WHAT YOU HAVE TO DO - Leave out the pictures and copy everything else below exactly.

DATASET EXTRACT -
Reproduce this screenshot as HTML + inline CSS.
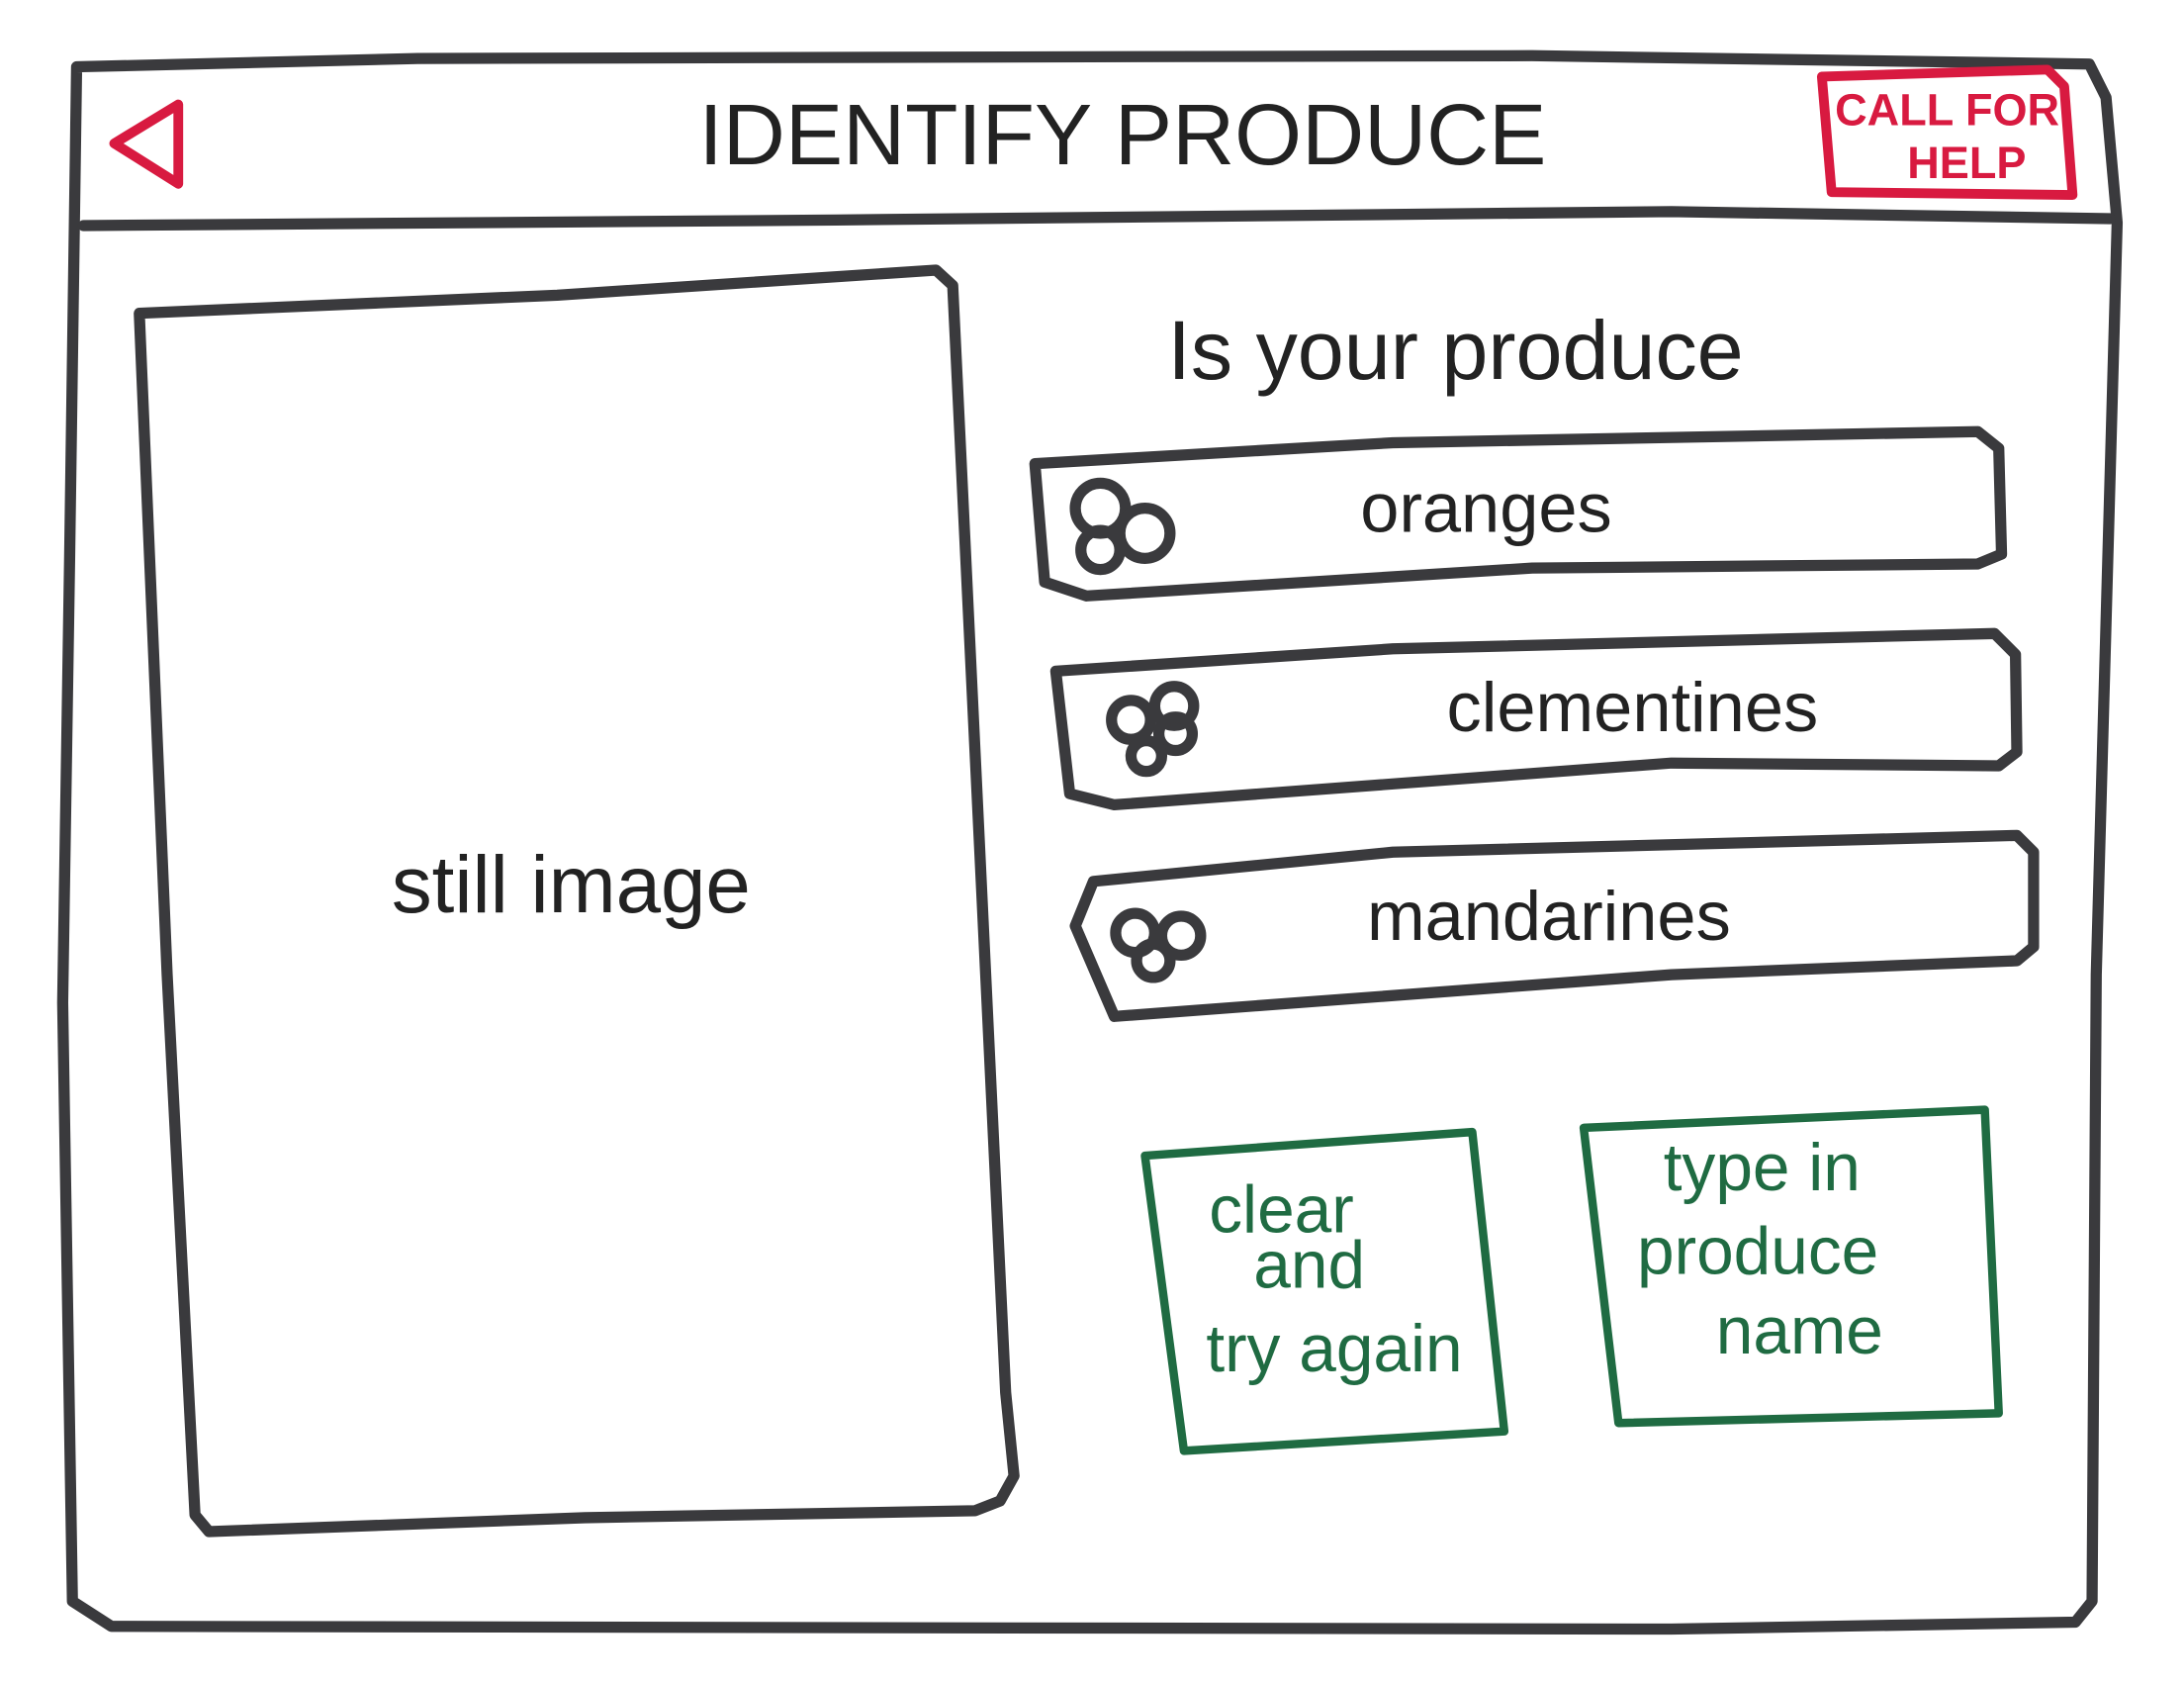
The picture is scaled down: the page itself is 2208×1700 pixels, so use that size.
<!DOCTYPE html>
<html><head><meta charset="utf-8">
<style>
html,body{margin:0;padding:0;background:#fff;}
svg{display:block;}
text{font-family:"Liberation Sans",sans-serif;}
</style></head>
<body>
<svg width="2208" height="1700" viewBox="0 0 1568 1208" preserveAspectRatio="none" xmlns="http://www.w3.org/2000/svg">
<rect width="1568" height="1208" fill="#fff"/>
<g fill="none" stroke="#3a3a3d" stroke-width="8" stroke-linejoin="round" stroke-linecap="round">
  <!-- outer frame -->
  <path d="M55,48 L300,42 L1100,40 L1500,46 L1512,70 L1520,160 L1505,700 L1502,1150 L1490,1165 L1200,1170 L80,1168 L52,1150 L45,720 L50,400 Z"/>
  <!-- header line -->
  <path d="M60,162 L600,158 L1200,152 L1515,157"/>
  <!-- still image box -->
  <path d="M100,225 L400,212 L672,194 L684,205 L690,330 L722,1000 L728,1060 L718,1078 L700,1085 L420,1090 L150,1100 L140,1088 L120,700 L100,225 Z"/>
  <!-- option boxes -->
  <path d="M743,333 L1000,318 L1420,310 L1435,322 L1437,398 L1420,405 L1100,408 L780,428 L750,418 Z"/>
  <path d="M758,482 L1000,466 L1432,455 L1447,470 L1448,540 L1435,550 L1200,548 L800,578 L768,570 Z"/>
  <path d="M785,633 L1000,612 L1448,600 L1460,612 L1460,680 L1448,690 L1200,700 L800,730 L772,665 Z"/>
  <!-- icons -->
  <circle cx="790" cy="365" r="18"/><circle cx="822" cy="383" r="18"/><circle cx="790" cy="395" r="14"/>
  <circle cx="812" cy="517" r="14"/><circle cx="843" cy="507" r="14"/><circle cx="844" cy="527" r="12"/><circle cx="823" cy="543" r="11"/>
  <circle cx="815" cy="670" r="14"/><circle cx="848" cy="672" r="14"/><circle cx="828" cy="690" r="12"/>
</g>
<!-- red elements -->
<g fill="none" stroke="#d81a40" stroke-width="7" stroke-linejoin="round">
  <path d="M128,75 L82,103 L128,132 Z"/>
  <path d="M1308,55 L1470,50 L1482,62 L1488,140 L1315,138 Z"/>
</g>
<text x="1398" y="90" font-size="32" font-weight="bold" fill="#d81a40" text-anchor="middle">CALL FOR</text>
<text x="1412" y="128" font-size="32" font-weight="bold" fill="#d81a40" text-anchor="middle">HELP</text>
<!-- green boxes -->
<g fill="none" stroke="#1f6b42" stroke-width="6" stroke-linejoin="round">
  <path d="M822,830 L1057,813 L1080,1028 L850,1042 Z"/>
  <path d="M1137,810 L1425,797 L1435,1015 L1162,1022 Z"/>
</g>
<g fill="#1f6b42" font-size="48" text-anchor="middle">
  <text x="920" y="885">clear</text>
  <text x="940" y="925">and</text>
  <text x="958" y="985">try again</text>
  <text x="1265" y="855">type in</text>
  <text x="1262" y="915">produce</text>
  <text x="1292" y="972">name</text>
</g>
<!-- dark text -->
<g fill="#222" text-anchor="middle">
  <text x="806" y="118" font-size="62">IDENTIFY PRODUCE</text>
  <text x="410" y="655" font-size="58">still image</text>
  <text x="1045" y="272" font-size="60">Is your produce</text>
  <text x="1067" y="382" font-size="50">oranges</text>
  <text x="1172" y="525" font-size="50">clementines</text>
  <text x="1112" y="675" font-size="50">mandarines</text>
</g>
</svg>
</body></html>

EXPECTED ANSWER -
Reproduce this screenshot as HTML + inline CSS.
The picture is scaled down: the page itself is 2208×1700 pixels, so use that size.
<!DOCTYPE html>
<html><head><meta charset="utf-8">
<style>
html,body{margin:0;padding:0;background:#fff;}
svg{display:block;}
text{font-family:"Liberation Sans",sans-serif;}
</style></head>
<body>
<svg width="2208" height="1700" viewBox="0 0 1568 1208" preserveAspectRatio="none" xmlns="http://www.w3.org/2000/svg">
<rect width="1568" height="1208" fill="#fff"/>
<g fill="none" stroke="#3a3a3d" stroke-width="8" stroke-linejoin="round" stroke-linecap="round">
  <!-- outer frame -->
  <path d="M55,48 L300,42 L1100,40 L1500,46 L1512,70 L1520,160 L1505,700 L1502,1150 L1490,1165 L1200,1170 L80,1168 L52,1150 L45,720 L50,400 Z"/>
  <!-- header line -->
  <path d="M60,162 L600,158 L1200,152 L1515,157"/>
  <!-- still image box -->
  <path d="M100,225 L400,212 L672,194 L684,205 L690,330 L722,1000 L728,1060 L718,1078 L700,1085 L420,1090 L150,1100 L140,1088 L120,700 L100,225 Z"/>
  <!-- option boxes -->
  <path d="M743,333 L1000,318 L1420,310 L1435,322 L1437,398 L1420,405 L1100,408 L780,428 L750,418 Z"/>
  <path d="M758,482 L1000,466 L1432,455 L1447,470 L1448,540 L1435,550 L1200,548 L800,578 L768,570 Z"/>
  <path d="M785,633 L1000,612 L1448,600 L1460,612 L1460,680 L1448,690 L1200,700 L800,730 L772,665 Z"/>
  <!-- icons -->
  <circle cx="790" cy="365" r="18"/><circle cx="822" cy="383" r="18"/><circle cx="790" cy="395" r="14"/>
  <circle cx="812" cy="517" r="14"/><circle cx="843" cy="507" r="14"/><circle cx="844" cy="527" r="12"/><circle cx="823" cy="543" r="11"/>
  <circle cx="815" cy="670" r="14"/><circle cx="848" cy="672" r="14"/><circle cx="828" cy="690" r="12"/>
</g>
<!-- red elements -->
<g fill="none" stroke="#d81a40" stroke-width="7" stroke-linejoin="round">
  <path d="M128,75 L82,103 L128,132 Z"/>
  <path d="M1308,55 L1470,50 L1482,62 L1488,140 L1315,138 Z"/>
</g>
<text x="1398" y="90" font-size="32" font-weight="bold" fill="#d81a40" text-anchor="middle">CALL FOR</text>
<text x="1412" y="128" font-size="32" font-weight="bold" fill="#d81a40" text-anchor="middle">HELP</text>
<!-- green boxes -->
<g fill="none" stroke="#1f6b42" stroke-width="6" stroke-linejoin="round">
  <path d="M822,830 L1057,813 L1080,1028 L850,1042 Z"/>
  <path d="M1137,810 L1425,797 L1435,1015 L1162,1022 Z"/>
</g>
<g fill="#1f6b42" font-size="48" text-anchor="middle">
  <text x="920" y="885">clear</text>
  <text x="940" y="925">and</text>
  <text x="958" y="985">try again</text>
  <text x="1265" y="855">type in</text>
  <text x="1262" y="915">produce</text>
  <text x="1292" y="972">name</text>
</g>
<!-- dark text -->
<g fill="#222" text-anchor="middle">
  <text x="806" y="118" font-size="62">IDENTIFY PRODUCE</text>
  <text x="410" y="655" font-size="58">still image</text>
  <text x="1045" y="272" font-size="60">Is your produce</text>
  <text x="1067" y="382" font-size="50">oranges</text>
  <text x="1172" y="525" font-size="50">clementines</text>
  <text x="1112" y="675" font-size="50">mandarines</text>
</g>
</svg>
</body></html>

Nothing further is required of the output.